On the 24th day of November, 1769, at a meeting of his Council, Governor William Franklin informed the Board that some doubts had

arisen respecting his authority to act as Chancellor and desired the opinion of the members thereon. No reasons were given for the found. ation of the doubts; the simple fact was stated and nothing more, as appears by the record. The matter was discussed and it was, at last, suggested that the question be referred to a Committee, which was accordingly done, and, in the meantime, Franklin was advised to sus pend all proceedings on the equity side of the Court of Chancery, to which he assented. The Committee was composed of five of the ablest men in the province, all members of the Council They were David Ogden, Charles Read, Samuel Smith, Frederick Smyth and Richard Stockton, four of whom were lawyers, one the Chief Justice and another, an Associate Justice of the Supreme Court of the Colony; the other two were leading lawyers of the time. The Committee was directed to report on or before the 14th day of May then next. On the 21st day of March, 1770, each member presented an independent report. So far as appeared on the records, there was no prior conference of the members of the Committee, but each had considered the question independently and presented his own opinion. Chief Justice Frederick Smyth, David Ogden and Associate Justice, Charles Read, the majority of the Committee, voted in the negative, holding that the Governor could not sit as Chancellor; Richard Stockton and Samuel Smith voted in the affirmative, asserting that there was and had been a Court of Equity in the Province and that the Governor was Chancellor and could sit as sole Judge.

The opinions of Stockton and Ogden were very learned and exhaustive, and abounded in quotations from the law books of the day. The Chief Justice gave no direct opinion on the question whether there had been a Court of Chancery in the colony, but indirectly admitted such to be the fact. He insisted that such a tribunal was necessary for the proper administration of justice; but, he argued: 1st.
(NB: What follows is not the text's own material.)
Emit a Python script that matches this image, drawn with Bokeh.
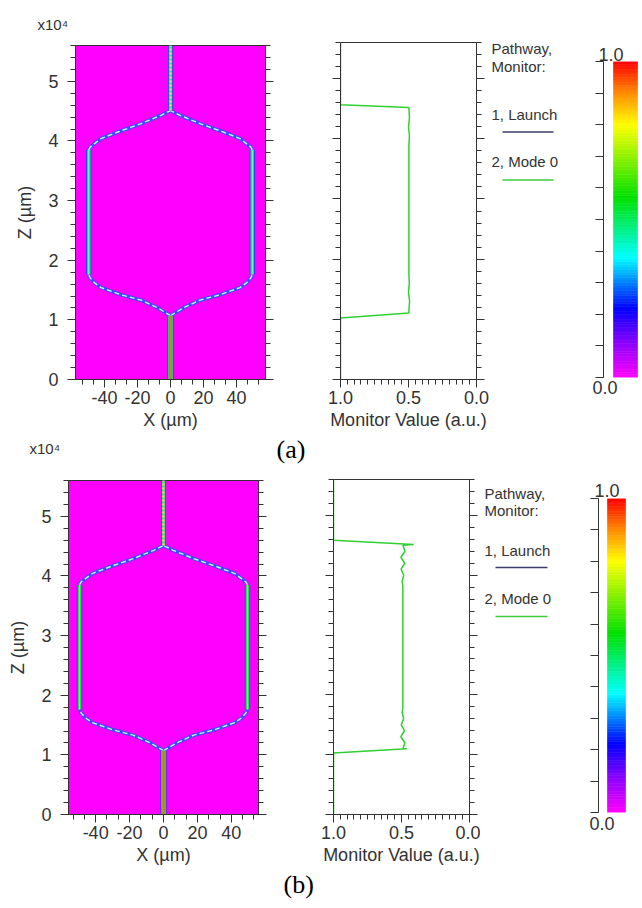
import numpy as np
from bokeh.plotting import figure
from bokeh.layouts import row, column
from bokeh.models import (Range1d, LinearAxis, SingleIntervalTicker, FixedTicker,
                          PrintfTickFormatter, CustomJSTickFormatter, Title)
from bokeh.core.properties import value
from bokeh.embed import file_html
from bokeh.resources import INLINE

# ---------------- data ----------------
# waveguide centre line (right half; the left half is its mirror). x in um, z in 1e4 um
wg_input_z = [0.0, 1.07]
wg_split_x = [0.0, 7.7, 17.8, 29.9, 42.0, 46.0, 48.5, 49.5]
wg_split_z = [1.07, 1.20, 1.33, 1.42, 1.54, 1.62, 1.70, 1.76]
wg_arm_x = [49.5, 49.5]
wg_arm_z = [1.76, 3.85]
wg_merge_x = [49.5, 48.5, 42.0, 31.9, 17.8, 5.7, 0.0]
wg_merge_z = [3.85, 3.90, 4.04, 4.15, 4.29, 4.43, 4.51]
wg_output_z = [4.51, 5.60]

# monitor value of pathway 2 (Mode 0) versus z (1e4 um)
mon_a_value = [1.0, 1.0, 0.497, 0.497, 0.492, 0.500, 0.494, 0.497, 0.497, 0.493, 0.500, 0.493, 0.497, 1.0, 1.0]
mon_a_z     = [0.0, 1.02, 1.105, 1.15, 1.30, 1.45, 1.60, 1.75, 3.90, 4.05, 4.20, 4.35, 4.52, 4.567, 5.60]

mon_b_value = [1.0, 1.0, 0.46, 0.49, 0.475, 0.505, 0.478, 0.502, 0.484, 0.495, 0.49, 0.49,
               0.495, 0.484, 0.503, 0.476, 0.505, 0.474, 0.49, 0.41, 1.0, 1.0]
mon_b_z     = [0.0, 1.03, 1.10, 1.10, 1.20, 1.30, 1.40, 1.50, 1.60, 1.70, 1.80, 3.82,
               3.90, 4.00, 4.10, 4.20, 4.30, 4.40, 4.50, 4.515, 4.585, 5.60]

legend_title = ["Pathway,", "Monitor:"]
legend_items = ["1, Launch", "2, Mode 0"]
legend_colors = ["#3c3c6e", "#3ccc3c"]

cbar_ticks = [0.0, 0.1, 0.2, 0.3, 0.4, 0.5, 0.6, 0.7, 0.8, 0.9, 1.0]

# ---------------- style ----------------
FONT = "Liberation Sans"
TXT = "#333333"
AX = "#333333"
BLANK = CustomJSTickFormatter(code="return ''")
INTFMT = CustomJSTickFormatter(code="return tick.toFixed(0)")

stops = [(0.00, (255, 0, 255)), (0.10, (150, 0, 255)), (0.22, (0, 0, 255)),
         (0.38, (0, 255, 255)), (0.57, (0, 225, 0)), (0.80, (255, 255, 0)),
         (0.90, (255, 140, 0)), (1.00, (255, 0, 0))]


def ramp(t):
    for (t0, c0), (t1, c1) in zip(stops[:-1], stops[1:]):
        if t <= t1:
            f = (t - t0) / (t1 - t0)
            return "#%02x%02x%02x" % tuple(int(round(a + (b - a) * f)) for a, b in zip(c0, c1))
    return "#ff0000"


def style_axis(ax, labels=True, tick_out=8, minor_out=5):
    ax.major_tick_in = 0
    ax.minor_tick_in = 0
    ax.major_tick_out = tick_out
    ax.minor_tick_out = minor_out
    ax.axis_line_color = AX
    ax.major_tick_line_color = AX
    ax.minor_tick_line_color = AX
    ax.major_label_text_font = FONT
    ax.major_label_text_color = TXT
    ax.major_label_text_font_size = "18px"
    ax.major_label_standoff = 3
    if not labels:
        ax.formatter = BLANK
        ax.major_label_standoff = 0
    ax.axis_label_text_font = FONT
    ax.axis_label_text_font_size = "18px"
    ax.axis_label_text_font_style = "normal"
    ax.axis_label_text_color = TXT
    ax.axis_label_standoff = 3


def title(p, text, side, align, offset, standoff, size="15px", font=FONT, color=TXT):
    p.add_layout(Title(text=text, align=align, offset=offset, standoff=standoff,
                       text_font=font, text_font_size=size, text_font_style="normal",
                       text_color=color), side)


def base(width, height, mbl, mbr, mbt, mbb, **kw):
    p = figure(width=width, height=height, output_backend="svg", toolbar_location=None,
               title=None, min_border_left=mbl, min_border_right=mbr,
               min_border_top=mbt, min_border_bottom=mbb, **kw)
    p.frame_align = False
    p.grid.visible = False
    return p


def heat_panel(xr, width, height, mbl, mbr, mbt, mbb):
    p = base(width, height, mbl, mbr, mbt, mbb, x_range=Range1d(*xr), y_range=Range1d(0, 5.6))
    p.background_fill_color = "#ff00ff"
    p.border_fill_color = "white"
    p.outline_line_color = AX
    p.xaxis.ticker = SingleIntervalTicker(interval=20, num_minor_ticks=3)
    p.xaxis.formatter = INTFMT
    p.yaxis.ticker = SingleIntervalTicker(interval=1, num_minor_ticks=5)
    p.xaxis.axis_label = "X (µm)"
    p.yaxis.axis_label = "Z (µm)"
    style_axis(p.xaxis[0])
    style_axis(p.yaxis[0])
    p.yaxis.major_label_standoff = 9
    p.yaxis.axis_label_standoff = 10
    right = LinearAxis(ticker=SingleIntervalTicker(interval=1, num_minor_ticks=5))
    style_axis(right, labels=False)
    p.add_layout(right, "right")

    for s in (1, -1):
        sx = [s * v for v in wg_split_x]
        mx = [s * v for v in wg_merge_x]
        ax_ = [s * v for v in wg_arm_x]
        p.line(sx, wg_split_z, line_color="#4448ff", line_width=3.6)
        p.line(mx, wg_merge_z, line_color="#4448ff", line_width=3.6)
        p.line(ax_, wg_arm_z, line_color="#3a3cff", line_width=5.5)
        p.line(ax_, wg_arm_z, line_color="#28e050", line_width=3.5)
        p.line(ax_, wg_arm_z, line_color="#70ffc8", line_width=1)
        p.line(sx, wg_split_z, line_color="#c0f6ff", line_width=1.4, line_dash="5 3")
        p.line(mx, wg_merge_z, line_color="#c0f6ff", line_width=1.4, line_dash="5 3")
    p.line([0, 0], wg_input_z, line_color="#3a3cff", line_width=6.5)
    p.line([0, 0], wg_input_z, line_color="#30e060", line_width=4.6)
    p.line([0, 0], wg_input_z, line_color="#c88410", line_width=2.6)
    p.line([0, 0], wg_output_z, line_color="#3a3cff", line_width=5)
    p.line([0, 0], wg_output_z, line_color="#40e070", line_width=3.2)
    p.line([0, 0], wg_output_z, line_color="#f4e040", line_width=2, line_dash="2 2")
    return p


def mon_panel(width, height, mbl, mbr, mbt, mbb, vals, zs):
    p = base(width, height, mbl, mbr, mbt, mbb, x_range=Range1d(1.0, 0.0), y_range=Range1d(0, 5.6))
    p.outline_line_color = AX
    p.xaxis.ticker = SingleIntervalTicker(interval=0.5, num_minor_ticks=10)
    p.xaxis.formatter = PrintfTickFormatter(format="%.1f")
    p.yaxis.ticker = SingleIntervalTicker(interval=1, num_minor_ticks=5)
    p.xaxis.axis_label = "Monitor Value (a.u.)"
    style_axis(p.xaxis[0])
    style_axis(p.yaxis[0], labels=False)
    right = LinearAxis(ticker=SingleIntervalTicker(interval=1, num_minor_ticks=5))
    style_axis(right, labels=False)
    p.add_layout(right, "right")
    p.line(vals, zs, line_color="#30d030", line_width=1.5)
    return p


def legend_panel(width, height, tx, lx0, lx1, ys):
    # frame fills the whole canvas; coordinates are canvas pixels (y downward)
    p = base(width, height, 0, 0, 0, 0, x_range=Range1d(0, width), y_range=Range1d(height, 0),
             x_axis_location=None, y_axis_location=None)
    p.outline_line_color = None
    texts = [legend_title[0], legend_title[1], legend_items[0], legend_items[1]]
    p.text(x=[tx] * 4, y=[ys[0], ys[1], ys[2], ys[4]], text=texts,
           text_font=value(FONT), text_font_size=value("15px"), text_baseline="middle",
           text_align="left", text_color=TXT)
    p.segment(x0=[lx0, lx0], y0=[ys[3], ys[5]], x1=[lx1, lx1], y1=[ys[3], ys[5]],
              line_color=legend_colors, line_width=1.6)
    return p


def cbar_panel(width, height, mbl, mbt, mbb, xw, bar, top_t, bot_t):
    p = base(width, height, mbl, 0, mbt, mbb, x_range=Range1d(0, xw), y_range=Range1d(0, 1),
             x_axis_location=None)
    p.outline_line_color = None
    p.yaxis.ticker = FixedTicker(ticks=cbar_ticks)
    style_axis(p.yaxis[0], labels=False, tick_out=8, minor_out=0)
    lev = np.linspace(0, 1, 121)
    cols = [ramp((a + b) / 2) for a, b in zip(lev[:-1], lev[1:])]
    p.quad(left=bar[0], right=bar[1], bottom=lev[:-1], top=lev[1:], fill_color=cols,
           line_color=cols, line_width=0.6)
    title(p, "%.1f" % cbar_ticks[-1], "above", "left", top_t[0], top_t[1], size="18px")
    title(p, "%.1f" % cbar_ticks[0], "below", "left", bot_t[0], bot_t[1], size="18px")
    return p


# ---------------- row (a) ----------------
a1 = heat_panel((-57.5, 57.5), 275, 465, 75, 10, 43, 86)
title(a1, "x10⁴", "above", "left", -38, 26)
title(a1, "x10⁴", "below", "left", -46, 11)          # exponent of panel (b), drawn in the gap
a2 = mon_panel(215, 465, 65, 14, 42, 86, mon_a_value, mon_a_z)
title(a2, "(a)", "below", "left", -64, 0, size="26px", font="Liberation Serif", color="black")
al = legend_panel(85, 465, 1, 12, 63, [48, 66, 114, 131.5, 161, 179.5])
a3 = cbar_panel(65, 465, 28, 61, 88, 37, (10, 34), (-5, 2), (-11, 2))

# ---------------- row (b) ----------------
b1 = heat_panel((-56, 56), 268, 441, 68, 10, 15, 92)
b2 = mon_panel(212, 441, 65, 11, 14, 92, mon_b_value, mon_b_z)
title(b2, "(b)", "below", "left", -50, 0, size="26px", font="Liberation Serif", color="black")
bl = legend_panel(90, 441, 4, 15, 67, [28, 45, 85, 102, 133, 151])
b3 = cbar_panel(70, 441, 28, 33, 94, 42, (9, 27), (-4, 3), (-9, 4))

layout = column(row(a1, a2, al, a3), row(b1, b2, bl, b3))
open("out.html", "w").write(file_html(layout, INLINE))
That there were no grounds for believing that a Court of Equity had existed in the province except by custom or usage and, while admitting that those facts ought have some weight, yet he doubted whether they were sufficient to prove that such a court legally existed, and claimed that the Governor of the province should be invested with authority to act as Chancellor by a commission emanating from a source competent to appoint.

2nd. As there was and had been no such commission, and, in his view, it should be a special commission and not a general one, the Governor had no right to act.